Goal> Output the full listing below exactly as it reads, and skip anything that is a picture.

Figure scripts>

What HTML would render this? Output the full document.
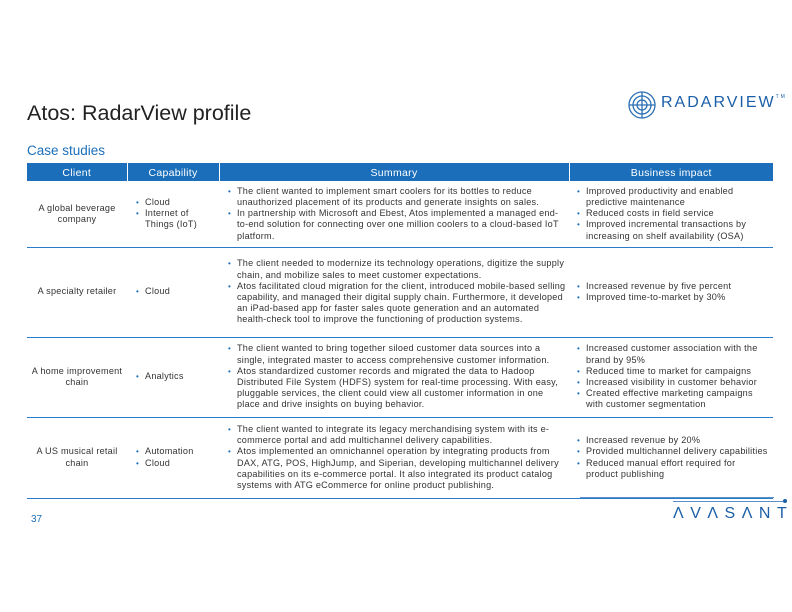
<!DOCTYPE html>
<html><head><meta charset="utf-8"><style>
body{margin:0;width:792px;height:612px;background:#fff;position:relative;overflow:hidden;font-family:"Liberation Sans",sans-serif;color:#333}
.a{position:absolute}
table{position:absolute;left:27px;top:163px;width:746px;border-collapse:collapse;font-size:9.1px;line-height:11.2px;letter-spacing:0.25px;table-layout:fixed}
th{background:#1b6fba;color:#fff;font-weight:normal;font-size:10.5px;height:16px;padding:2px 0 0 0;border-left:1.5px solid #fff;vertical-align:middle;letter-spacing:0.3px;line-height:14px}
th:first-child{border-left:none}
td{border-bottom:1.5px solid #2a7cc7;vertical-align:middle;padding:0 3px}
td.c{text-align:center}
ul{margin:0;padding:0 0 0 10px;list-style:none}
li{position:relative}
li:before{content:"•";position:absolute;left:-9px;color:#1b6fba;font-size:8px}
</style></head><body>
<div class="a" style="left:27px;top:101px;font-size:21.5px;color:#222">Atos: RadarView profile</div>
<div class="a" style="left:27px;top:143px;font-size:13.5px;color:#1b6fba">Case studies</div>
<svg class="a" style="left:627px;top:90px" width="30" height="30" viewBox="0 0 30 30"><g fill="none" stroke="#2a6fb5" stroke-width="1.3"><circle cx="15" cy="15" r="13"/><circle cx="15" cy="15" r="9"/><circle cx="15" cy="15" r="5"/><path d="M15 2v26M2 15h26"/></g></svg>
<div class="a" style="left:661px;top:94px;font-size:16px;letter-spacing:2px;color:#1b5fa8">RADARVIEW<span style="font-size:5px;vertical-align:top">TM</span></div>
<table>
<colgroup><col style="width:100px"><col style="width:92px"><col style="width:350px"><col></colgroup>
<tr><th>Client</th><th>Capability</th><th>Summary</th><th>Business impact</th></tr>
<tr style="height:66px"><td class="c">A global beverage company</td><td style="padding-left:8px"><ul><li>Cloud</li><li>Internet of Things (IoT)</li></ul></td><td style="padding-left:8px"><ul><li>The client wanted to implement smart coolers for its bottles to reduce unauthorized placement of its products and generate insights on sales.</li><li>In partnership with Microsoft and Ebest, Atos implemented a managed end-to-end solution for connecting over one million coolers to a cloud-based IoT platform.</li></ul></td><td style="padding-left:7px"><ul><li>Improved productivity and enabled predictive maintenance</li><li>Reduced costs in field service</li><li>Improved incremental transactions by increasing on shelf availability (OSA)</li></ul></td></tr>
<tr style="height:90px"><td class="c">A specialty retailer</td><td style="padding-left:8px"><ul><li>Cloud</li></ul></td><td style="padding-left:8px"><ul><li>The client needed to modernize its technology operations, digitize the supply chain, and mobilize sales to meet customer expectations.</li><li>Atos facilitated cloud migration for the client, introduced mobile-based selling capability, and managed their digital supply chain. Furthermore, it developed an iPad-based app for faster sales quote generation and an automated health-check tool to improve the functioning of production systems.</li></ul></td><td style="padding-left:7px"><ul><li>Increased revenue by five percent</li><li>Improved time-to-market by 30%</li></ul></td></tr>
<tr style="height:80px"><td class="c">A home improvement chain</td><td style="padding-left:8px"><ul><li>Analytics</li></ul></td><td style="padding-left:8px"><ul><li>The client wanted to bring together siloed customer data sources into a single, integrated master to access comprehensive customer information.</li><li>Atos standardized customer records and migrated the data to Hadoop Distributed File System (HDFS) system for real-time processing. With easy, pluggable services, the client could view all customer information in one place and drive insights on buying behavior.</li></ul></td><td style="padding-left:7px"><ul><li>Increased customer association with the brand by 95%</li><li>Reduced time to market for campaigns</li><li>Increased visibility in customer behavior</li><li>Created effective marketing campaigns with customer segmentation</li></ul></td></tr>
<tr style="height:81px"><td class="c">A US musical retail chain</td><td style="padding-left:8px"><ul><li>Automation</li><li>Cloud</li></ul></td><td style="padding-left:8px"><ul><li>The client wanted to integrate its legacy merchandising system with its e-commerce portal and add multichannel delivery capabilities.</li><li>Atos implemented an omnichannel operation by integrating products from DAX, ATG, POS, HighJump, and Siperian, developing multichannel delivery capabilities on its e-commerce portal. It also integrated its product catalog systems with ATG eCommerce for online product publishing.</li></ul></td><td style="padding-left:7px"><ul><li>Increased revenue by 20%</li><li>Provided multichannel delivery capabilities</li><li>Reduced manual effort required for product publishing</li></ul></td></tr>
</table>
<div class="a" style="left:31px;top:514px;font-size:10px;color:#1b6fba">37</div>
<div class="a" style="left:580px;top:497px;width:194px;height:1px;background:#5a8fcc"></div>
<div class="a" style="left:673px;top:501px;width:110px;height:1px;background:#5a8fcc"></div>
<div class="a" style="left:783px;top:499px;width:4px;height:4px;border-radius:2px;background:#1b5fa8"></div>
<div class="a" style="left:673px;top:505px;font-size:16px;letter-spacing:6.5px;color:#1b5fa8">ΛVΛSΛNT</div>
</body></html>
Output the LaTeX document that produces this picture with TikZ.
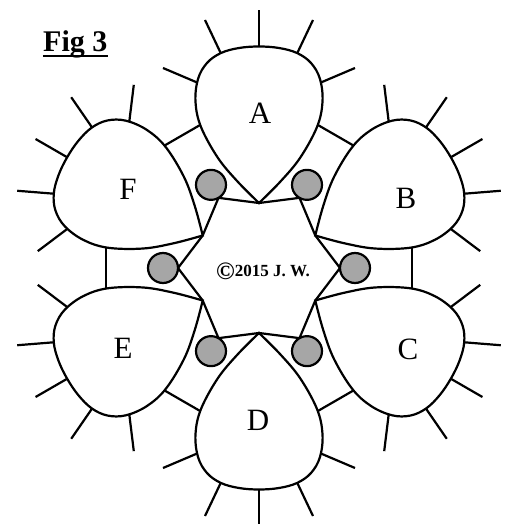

Reply to the task>
What HTML would render this? Output the full document.
<!DOCTYPE html>
<html><head><meta charset="utf-8"><style>
body{margin:0;width:792px;height:612px;background:#fff;position:relative;overflow:hidden;font-family:"Liberation Sans",sans-serif;color:#333}
.a{position:absolute}
table{position:absolute;left:27px;top:163px;width:746px;border-collapse:collapse;font-size:9.1px;line-height:11.2px;letter-spacing:0.25px;table-layout:fixed}
th{background:#1b6fba;color:#fff;font-weight:normal;font-size:10.5px;height:16px;padding:2px 0 0 0;border-left:1.5px solid #fff;vertical-align:middle;letter-spacing:0.3px;line-height:14px}
th:first-child{border-left:none}
td{border-bottom:1.5px solid #2a7cc7;vertical-align:middle;padding:0 3px}
td.c{text-align:center}
ul{margin:0;padding:0 0 0 10px;list-style:none}
li{position:relative}
li:before{content:"•";position:absolute;left:-9px;color:#1b6fba;font-size:8px}
</style></head><body>
<div class="a" style="left:27px;top:101px;font-size:21.5px;color:#222">Atos: RadarView profile</div>
<div class="a" style="left:27px;top:143px;font-size:13.5px;color:#1b6fba">Case studies</div>
<svg class="a" style="left:627px;top:90px" width="30" height="30" viewBox="0 0 30 30"><g fill="none" stroke="#2a6fb5" stroke-width="1.3"><circle cx="15" cy="15" r="13"/><circle cx="15" cy="15" r="9"/><circle cx="15" cy="15" r="5"/><path d="M15 2v26M2 15h26"/></g></svg>
<div class="a" style="left:661px;top:94px;font-size:16px;letter-spacing:2px;color:#1b5fa8">RADARVIEW<span style="font-size:5px;vertical-align:top">TM</span></div>
<table>
<colgroup><col style="width:100px"><col style="width:92px"><col style="width:350px"><col></colgroup>
<tr><th>Client</th><th>Capability</th><th>Summary</th><th>Business impact</th></tr>
<tr style="height:66px"><td class="c">A global beverage company</td><td style="padding-left:8px"><ul><li>Cloud</li><li>Internet of Things (IoT)</li></ul></td><td style="padding-left:8px"><ul><li>The client wanted to implement smart coolers for its bottles to reduce unauthorized placement of its products and generate insights on sales.</li><li>In partnership with Microsoft and Ebest, Atos implemented a managed end-to-end solution for connecting over one million coolers to a cloud-based IoT platform.</li></ul></td><td style="padding-left:7px"><ul><li>Improved productivity and enabled predictive maintenance</li><li>Reduced costs in field service</li><li>Improved incremental transactions by increasing on shelf availability (OSA)</li></ul></td></tr>
<tr style="height:90px"><td class="c">A specialty retailer</td><td style="padding-left:8px"><ul><li>Cloud</li></ul></td><td style="padding-left:8px"><ul><li>The client needed to modernize its technology operations, digitize the supply chain, and mobilize sales to meet customer expectations.</li><li>Atos facilitated cloud migration for the client, introduced mobile-based selling capability, and managed their digital supply chain. Furthermore, it developed an iPad-based app for faster sales quote generation and an automated health-check tool to improve the functioning of production systems.</li></ul></td><td style="padding-left:7px"><ul><li>Increased revenue by five percent</li><li>Improved time-to-market by 30%</li></ul></td></tr>
<tr style="height:80px"><td class="c">A home improvement chain</td><td style="padding-left:8px"><ul><li>Analytics</li></ul></td><td style="padding-left:8px"><ul><li>The client wanted to bring together siloed customer data sources into a single, integrated master to access comprehensive customer information.</li><li>Atos standardized customer records and migrated the data to Hadoop Distributed File System (HDFS) system for real-time processing. With easy, pluggable services, the client could view all customer information in one place and drive insights on buying behavior.</li></ul></td><td style="padding-left:7px"><ul><li>Increased customer association with the brand by 95%</li><li>Reduced time to market for campaigns</li><li>Increased visibility in customer behavior</li><li>Created effective marketing campaigns with customer segmentation</li></ul></td></tr>
<tr style="height:81px"><td class="c">A US musical retail chain</td><td style="padding-left:8px"><ul><li>Automation</li><li>Cloud</li></ul></td><td style="padding-left:8px"><ul><li>The client wanted to integrate its legacy merchandising system with its e-commerce portal and add multichannel delivery capabilities.</li><li>Atos implemented an omnichannel operation by integrating products from DAX, ATG, POS, HighJump, and Siperian, developing multichannel delivery capabilities on its e-commerce portal. It also integrated its product catalog systems with ATG eCommerce for online product publishing.</li></ul></td><td style="padding-left:7px"><ul><li>Increased revenue by 20%</li><li>Provided multichannel delivery capabilities</li><li>Reduced manual effort required for product publishing</li></ul></td></tr>
</table>
<div class="a" style="left:31px;top:514px;font-size:10px;color:#1b6fba">37</div>
<div class="a" style="left:580px;top:497px;width:194px;height:1px;background:#5a8fcc"></div>
<div class="a" style="left:673px;top:501px;width:110px;height:1px;background:#5a8fcc"></div>
<div class="a" style="left:783px;top:499px;width:4px;height:4px;border-radius:2px;background:#1b5fa8"></div>
<div class="a" style="left:673px;top:505px;font-size:16px;letter-spacing:6.5px;color:#1b5fa8">ΛVΛSΛNT</div>
</body></html>
Output the LaTeX document that produces this picture with TikZ.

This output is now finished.